Para Jumbles — IBPS PO Prelims Study Notes
Overview
Para Jumbles test your ability to recognize logical flow in written English. You receive 4–6 sentences labelled A, B, C, D, E (sometimes F) in random order and must arrange them into a coherent paragraph. In IBPS PO Prelims, expect 3–5 questions on this topic, often appearing as a set where you answer multiple questions from one jumbled paragraph.
This topic rewards two skills: understanding how ideas connect and spotting structural clues that reveal sequence. Unlike grammar-based questions, para jumbles require you to think like a writer—identifying which sentence introduces a topic, which sentences develop it, and which one concludes or summarizes. Mastering this area is high-value because the questions are predictable once you learn the patterns.
The key to success is not reading for meaning alone but hunting for connectors, pronouns, and logical dependencies between sentences. A systematic approach beats random trial-and-error, especially under time pressure.
Key Concepts
- **Opening sentence characteristics**: Introduces a new topic, defines a term, makes a general statement, or sets context. Never begins with "This," "That," "Such," "These," or other backward-pointing words.
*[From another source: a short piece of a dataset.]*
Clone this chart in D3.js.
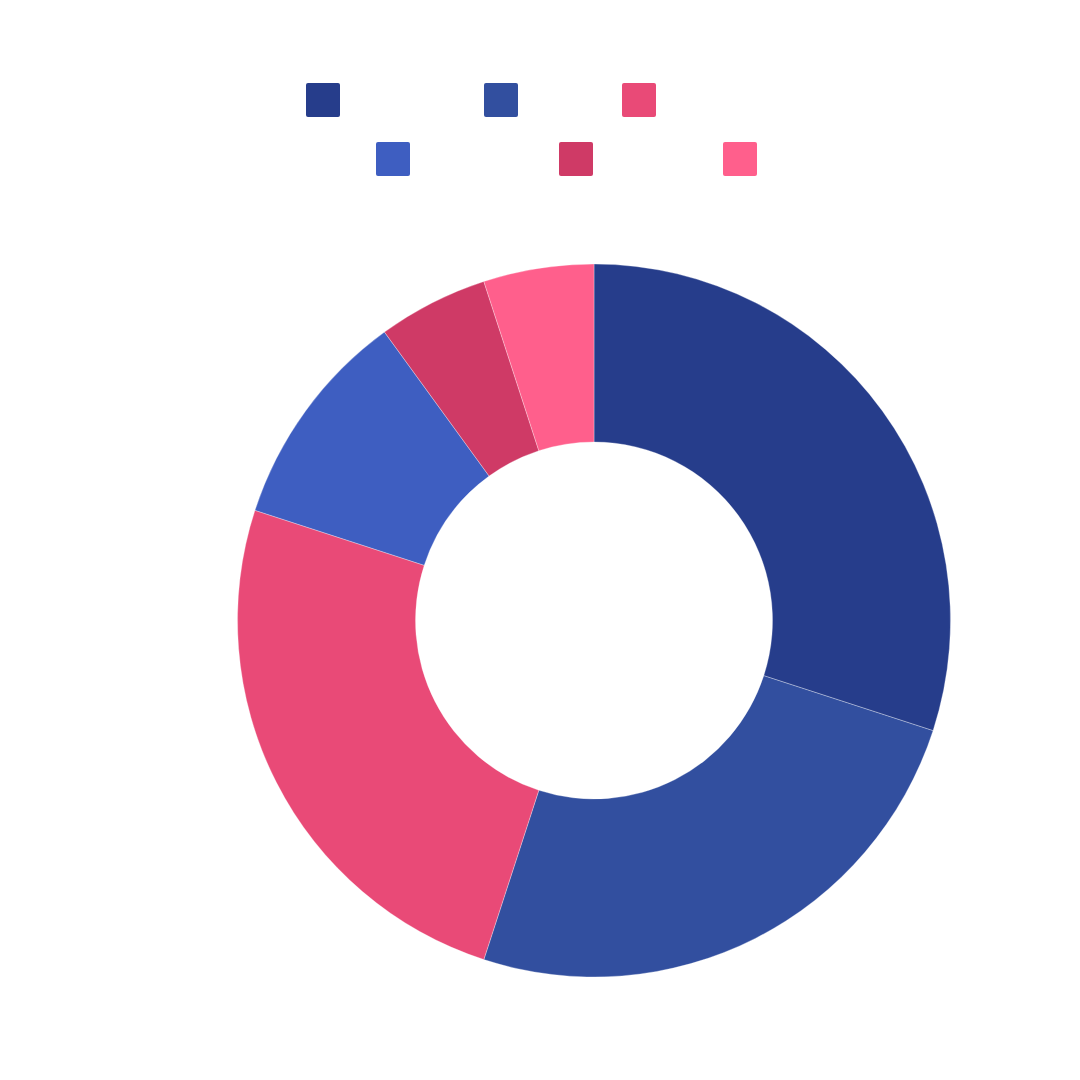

- **Closing sentence characteristics**: Summarizes, concludes with a result, offers a future implication, or provides a final opinion. Often contains words like "therefore," "thus," "hence," "finally," or "in conclusion."
- **Mandatory pairs**: Some sentences must come together because one defines a term and the next uses it, or one raises a question and the next answers it. Find these pairs first—they reduce possibilities dramatically.
- **Pronoun-antecedent rule**: A pronoun (he, she, it, they, this, these, such) must follow the noun it refers to. If sentence C says "This policy," some earlier sentence must have introduced a specific policy.
- **Transition words as sequence markers**: Words like "however," "moreover," "consequently," "on the other hand," "for instance," and "in addition" signal relationship to a previous sentence.
- **Chronological and logical flow**: Events follow time order; arguments follow cause-effect order. "First... then... finally" or "The problem... the cause... the solution" patterns.
- **Article usage (a/an vs. the)**: "A bank" introduces a new bank; "the bank" refers to one already mentioned. This helps sequence sentences.
- **Elimination over construction**: Instead of building the paragraph from scratch, eliminate impossible options by checking what cannot be the opening or closing sentence.